У Мандельштама сексуальность неразрывно связана с жизнью и равнозначна витальности. Образ «бесполового пространства» в одном из стихотворений 1931 года («Нет, не мигрень, — но подай карандашик ментоловый…» — III, 50) относится к смерти. Бесполость означала для Мандельштама равнодушие, неспособность к выбору и моральному суждению. Творчество Мандельштама — в плане эротики — отличается сдержанностью, но не подлежит сомнению, что оно питается и этим огнем. Однако эротический момент проявляется в стихах, обращенных к Марине Цветаевой, Саломее Андрониковой, Тинатине Джорджадзе, Ольге Арбениной, Ольге Ваксель и Марии Петровых, а также к Надежде Мандельштам («Нежные руки Европы, — берите все!» — II, 37) — в поэтическом заклинании того, что кажется второстепенным, в сдержанном упоминании телесных деталей, обрисованных тонко и нежно (лоб, зрачки и ресницы, шея, плечи и руки). Господствует не грубая откровенность, а сублимированный, подспудный эрос.
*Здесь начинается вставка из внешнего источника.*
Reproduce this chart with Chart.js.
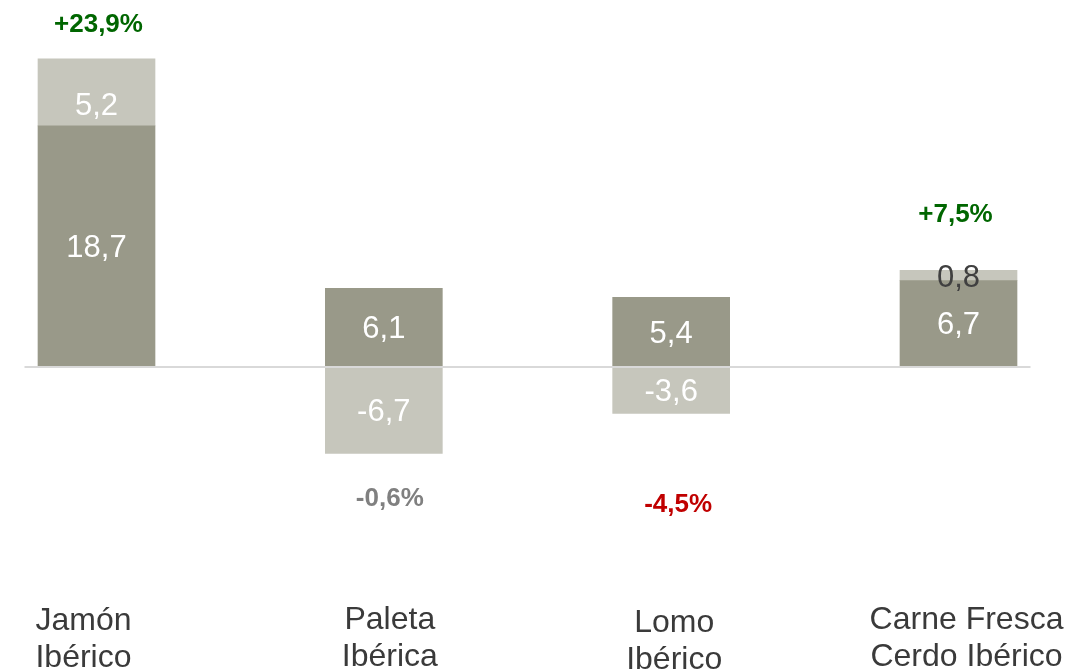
<!DOCTYPE html>
<html>
<head>
<meta charset="utf-8">
<script src="https://cdn.jsdelivr.net/npm/chart.js@4/dist/chart.umd.min.js"></script>
<style>
  body { margin: 0; background: #fff; }
</style>
</head>
<body>
<canvas id="chart" width="1084" height="671"></canvas>
<script>
// categories (two lines each)
var categories = [['Jamón', 'Ibérico'], ['Paleta', 'Ibérica'], ['Lomo', 'Ibérico'], ['Carne Fresca', 'Cerdo Ibérico']];
// dark part of the bar
var baseValues = [18.7, 6.1, 5.4, 6.7];
// light part of the bar
var changeValues = [5.2, -6.7, -3.6, 0.8];
// % change shown above / below each bar
var pctChange = [23.9, -0.6, -4.5, 7.5];

var FONT = "'Liberation Sans', Arial, sans-serif";

function fmt(v) {
    return v.toFixed(1).replace('.', ',');
}

// labels inside bars, % labels and category names
var labelsPlugin = {
    id: 'labels',
    afterDatasetsDraw: function(chart) {
        var ctx = chart.ctx;
        var area = chart.chartArea;
        var x = chart.scales.x;
        var y = chart.scales.y;

        // zero line
        ctx.save();
        ctx.strokeStyle = '#d9d9d9';
        ctx.lineWidth = 2;
        ctx.beginPath();
        ctx.moveTo(area.left - 72, Math.round(y.getPixelForValue(0)));
        ctx.lineTo(area.right + 72, Math.round(y.getPixelForValue(0)));
        ctx.stroke();

        // values inside the bars
        ctx.textAlign = 'center';
        ctx.textBaseline = 'middle';
        ctx.font = '31px ' + FONT;
        chart.data.datasets.forEach(function(ds, d) {
            chart.getDatasetMeta(d).data.forEach(function(bar, i) {
                var v = ds.data[i];
                var cy = (bar.y + bar.base) / 2;
                if (d == 1 && i == 0) cy += 12;
                if (d == 1 && i == 3) cy += 1;
                ctx.fillStyle = Math.abs(v) < 1 ? '#404040' : '#ffffff';
                ctx.fillText(fmt(v), bar.x, cy + 2);
            });
        });

        // % change labels
        var gaps = [27, 53, 99, 48];
        var nudgeX = [2, 6, 7, -3];
        ctx.font = 'bold 26px ' + FONT;
        ctx.textBaseline = 'alphabetic';
        pctChange.forEach(function(p, i) {
            var px = x.getPixelForValue(i) + nudgeX[i];
            var py;
            if (p > 0) {
                py = y.getPixelForValue(baseValues[i] + Math.max(changeValues[i], 0)) - gaps[i];
            } else {
                py = y.getPixelForValue(Math.min(changeValues[i], 0)) + gaps[i];
            }
            ctx.fillStyle = p > 0 ? '#006600' : (p < -1 ? '#c00000' : '#808080');
            ctx.fillText((p > 0 ? '+' : '') + fmt(p) + '%', px, py);
        });

        // category names
        var catNudge = [-13, 6, 3, 8];
        var catTop = [630, 629, 632, 629];
        ctx.font = '32px ' + FONT;
        ctx.fillStyle = '#3a3a3a';
        categories.forEach(function(lines, i) {
            var px = x.getPixelForValue(i) + catNudge[i];
            lines.forEach(function(t, k) {
                ctx.fillText(t, px, catTop[i] + k * 37);
            });
        });
        ctx.restore();
    }
};

new Chart(document.getElementById('chart').getContext('2d'), {
    type: 'bar',
    data: {
        labels: categories.map(function(c) { return c.join(' '); }),
        datasets: [{
            label: 'Base',
            data: baseValues,
            backgroundColor: '#999989',
            barThickness: 117,
            clip: false
        }, {
            label: 'Cambio',
            data: changeValues,
            backgroundColor: '#c6c6bc',
            barThickness: 117,
            clip: false
        }]
    },
    options: {
        responsive: false,
        animation: false,
        devicePixelRatio: 1,
        layout: { padding: { left: 96.5, right: 125.5, top: 0, bottom: 0 } },
        scales: {
            x: { stacked: true, offset: false, display: false },
            y: { stacked: true, display: false, min: -23.58, max: 28.47 }
        },
        plugins: {
            legend: { display: false },
            tooltip: { enabled: false }
        }
    },
    plugins: [labelsPlugin]
});
</script>
</body>
</html>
Лишь с течением времени супружеской паре Мандельштамов удалось создать крепкий, неразрывный союз; их общая приятельница Анна Ахматова, у которой было три брака и каждый завершался разрывом, всегда изумлялась этой любви: «Осип любил Надю невероятно, неправдоподобно. […] Вообще я ничего подобного в своей жизни не видела»[229]. Кто замечает лишь грубый диктат Мандельштама по отношению к жене, мало понятный для посторонних и кажущийся, на первый взгляд, «садистским ритуалом», тот не способен проникнуть в самую суть их отношений.